Вместе с тем содержание перерастает рамки простого описания произведения искусства и реального события в жизни поэта. Сюжет стихотворения по мере развертывания выявляет пересечение любовной и творческой тем, которые в конечном итоге переводятся в план метафизических
размышлений о любви, жизни и смерти. О возможности многоуровневого
прочтения свидетельствуют как сложная партитура стихотворения, в котором трагическая модальность высказывания «подсвечивается» иронией,
так и ключевые образы стихотворения, которые, будучи рассмотренными
через призму мифологического кода, приобретают метафорический смысл.

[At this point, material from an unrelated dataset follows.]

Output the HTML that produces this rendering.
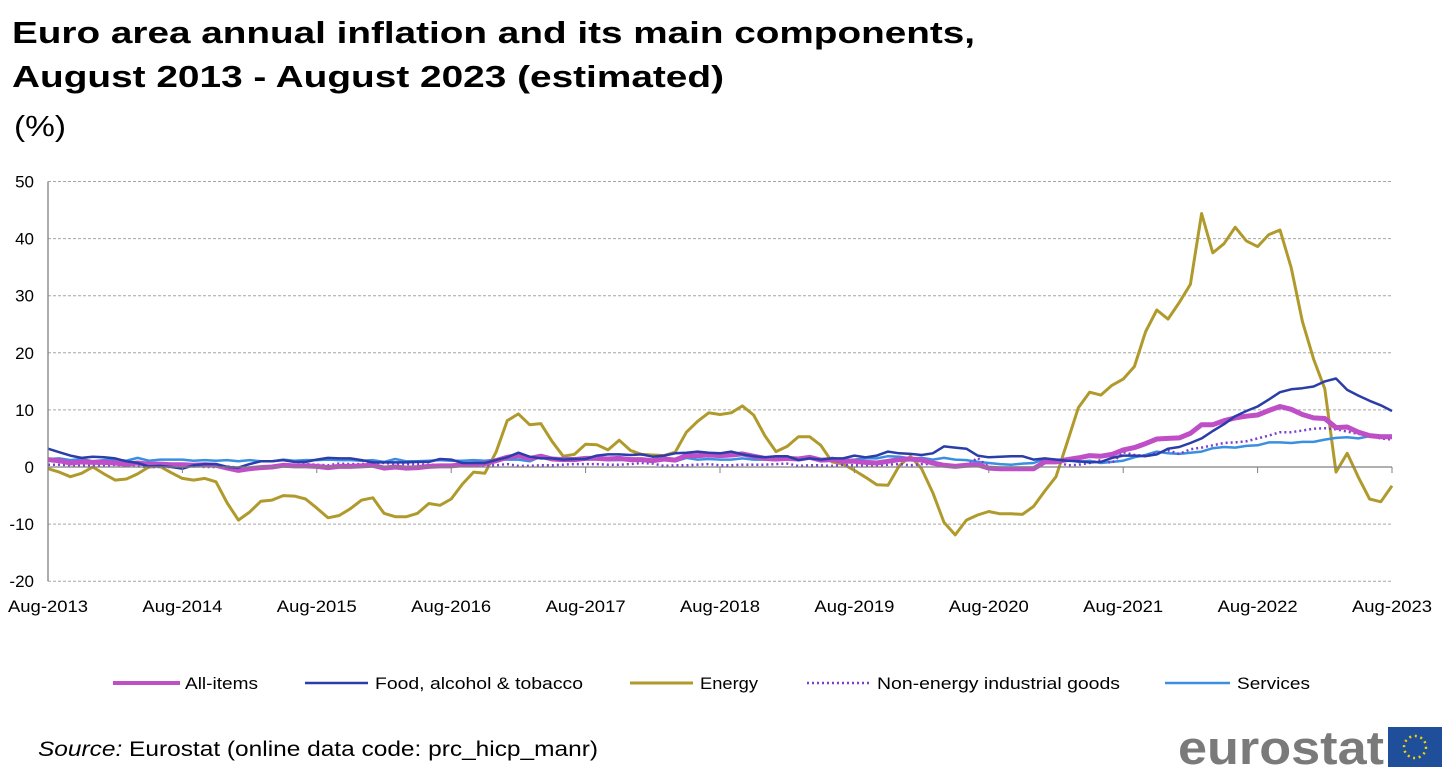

Имплицитный сюжет стихотворения проясняется биографическим
контекстом. 1967 год, когда был написан «Фонтан», в жизни поэта отмечен двумя событиями: кратким примирением с М. Басмановой, завершившимся в начале 1968 г., несмотря на рождение сына, окончательным разрывом, и борьбой за издание первой в Советском Союзе книги стихов
«Зимняя почта», которая должна была выйти в ленинградском отделении
издательства «Советский писатель», – эта борьба тоже окончилась неудачей. Ощущение надвигающегося жизненного перелома и в то же время желание избежать его пронизывает стихотворение, проявляясь и в пророческой строке «Ты не будешь любим и забыт не будешь», и в афористической констатации психологического состояния лирического героя в строке
«Ибо нет одиночества больше, чем память о чуде».
Переживание Бродским
творческого кризиса, обусловленного
невостребованностью, невозможностью реального контакта с широкой читательской аудиторией, отразилось в актуализации традиционного для поэзии «фонтанного» мифа [5, с. 48-66], семантическая многоплановость которого позволяет данному образу выступать и в качестве иконического
знака рукотворной гармонии, и в качестве метафоры поэтического творчества, и в качестве символического обобщения устремленности человека к
горнему миру и тщетности попыток преодолеть свою земную природу.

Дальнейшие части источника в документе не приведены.